World chess-champion and opposition leader Garry Kasparov, who this week announced that he would be staying out of Russia for the time being amid fears of persecution, is not a person of interest for law enforcement, the Investigative Committee said.
"I'm afraid I have to gladden Mr. Kasparov, or perhaps disappoint him. He has never been summoned by the Investigative Committee for any reason and is of absolutely no interest to investigators," Vladimir Markin, the committee's spokesman, told Interfax.
"On one occasion in 2012, Kasparov gave an explanation to investigators after a policeman filed a statement alleging that Kasparov had bitten his finger. After looking into the matter, no legal action was taken," Markin said late Thursday. "But there is no hiding the fact. I'd like to warn our colleagues who are overseas with Mr. Kasparov to be careful: He bites."
Kasparov told a press conference in Geneva on Wednesday that he would not return to Russia for fear of being punished for his political activities. "Right now, I have serious doubts that I would be able to travel out again if I returned to Moscow," he said.

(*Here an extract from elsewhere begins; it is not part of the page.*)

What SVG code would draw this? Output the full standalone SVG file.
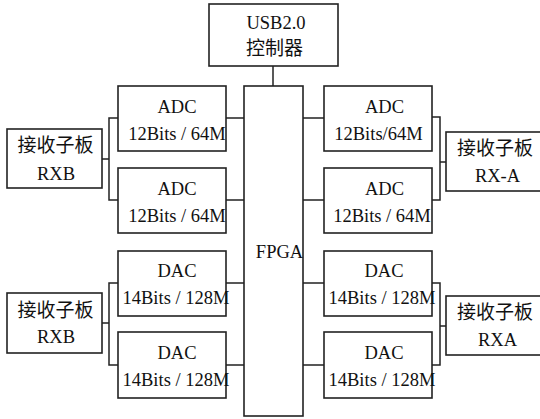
<svg xmlns="http://www.w3.org/2000/svg" width="540" height="419" viewBox="0 0 540 419">
<style>
rect{fill:#fff;stroke:#222;stroke-width:1.6}
.c path{fill:none;stroke:#222;stroke-width:1.5}
text{font-family:'Liberation Serif','DejaVu Serif','Times New Roman',serif;font-size:18.5px;fill:#111;text-anchor:middle}
text.cj{font-family:'Noto Sans CJK SC','Liberation Serif',serif;font-size:19px}
</style>
<rect x="0" y="0" width="540" height="419" style="stroke:none"/>
<g class="c" id="connectors">
<path d="M273 66V86"/>
<path d="M226 118H244M226 200H244M226 283H244M226 365H244"/>
<path d="M303 118H324M303 200H324M303 283H324M303 365H324"/>
<path d="M118 118H109V200H118M102 159H109"/>
<path d="M118 283H109V365H118M102 323H109"/>
<path d="M432 117H440V200H432M440 162H446"/>
<path d="M432 283H440V365H432M440 326H446"/>
</g>
<g id="usb"><rect x="209" y="4" width="129" height="62"/><text x="276" y="29">USB2.0</text><text class="cj" x="274.5" y="55">控制器</text></g>
<g id="fpga"><rect x="244" y="86" width="59" height="330"/><text x="279.5" y="258">FPGA</text></g>
<g id="adc-l1"><rect x="118" y="86" width="108" height="65"/><text x="177" y="113">ADC</text><text x="177" y="140">12Bits / 64M</text></g>
<g id="adc-l2"><rect x="118" y="168" width="108" height="65"/><text x="177" y="195">ADC</text><text x="177" y="222">12Bits / 64M</text></g>
<g id="dac-l1"><rect x="118" y="251" width="108" height="65"/><text x="177" y="277">DAC</text><text x="176" y="304">14Bits / 128M</text></g>
<g id="dac-l2"><rect x="118" y="332" width="108" height="66"/><text x="177" y="359">DAC</text><text x="176" y="386">14Bits / 128M</text></g>
<g id="adc-r1"><rect x="324" y="86" width="108" height="65"/><text x="384.5" y="113">ADC</text><text x="378.5" y="140">12Bits/64M</text></g>
<g id="adc-r2"><rect x="324" y="168" width="108" height="65"/><text x="384.5" y="195">ADC</text><text x="382" y="222">12Bits / 64M</text></g>
<g id="dac-r1"><rect x="324" y="251" width="108" height="65"/><text x="384" y="277">DAC</text><text x="382" y="304">14Bits / 128M</text></g>
<g id="dac-r2"><rect x="324" y="332" width="108" height="66"/><text x="384" y="359">DAC</text><text x="382" y="386">14Bits / 128M</text></g>
<g id="rxb1"><rect x="7" y="129" width="95" height="59"/><text class="cj" x="55.5" y="152">接收子板</text><text x="56" y="180">RXB</text></g>
<g id="rxb2"><rect x="7" y="293" width="95" height="60"/><text class="cj" x="55.5" y="317">接收子板</text><text x="56" y="343">RXB</text></g>
<g id="rxa1"><rect x="446" y="132" width="95" height="59"/><text class="cj" x="495" y="155">接收子板</text><text x="497.5" y="182">RX-A</text></g>
<g id="rxa2"><rect x="446" y="296" width="95" height="59"/><text class="cj" x="495" y="319">接收子板</text><text x="497.5" y="346">RXA</text></g>
</svg>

Kasparov, 50, co-founded opposition movements The Other Russia in 2006 and Solidarity in 2008, though he has since left both. He has frequently traveled overseas, lobbying for the interests of the Russian opposition and providing financing, as well as working on various international chess-related projects. In 2009, he bought an apartment in New York City.
Kasparov's announcement followed the flight from Russia of liberal economist Sergei Guriev a few weeks ago. Guriev blamed pressure from the Investigative Committee for his decision not to return to Russia.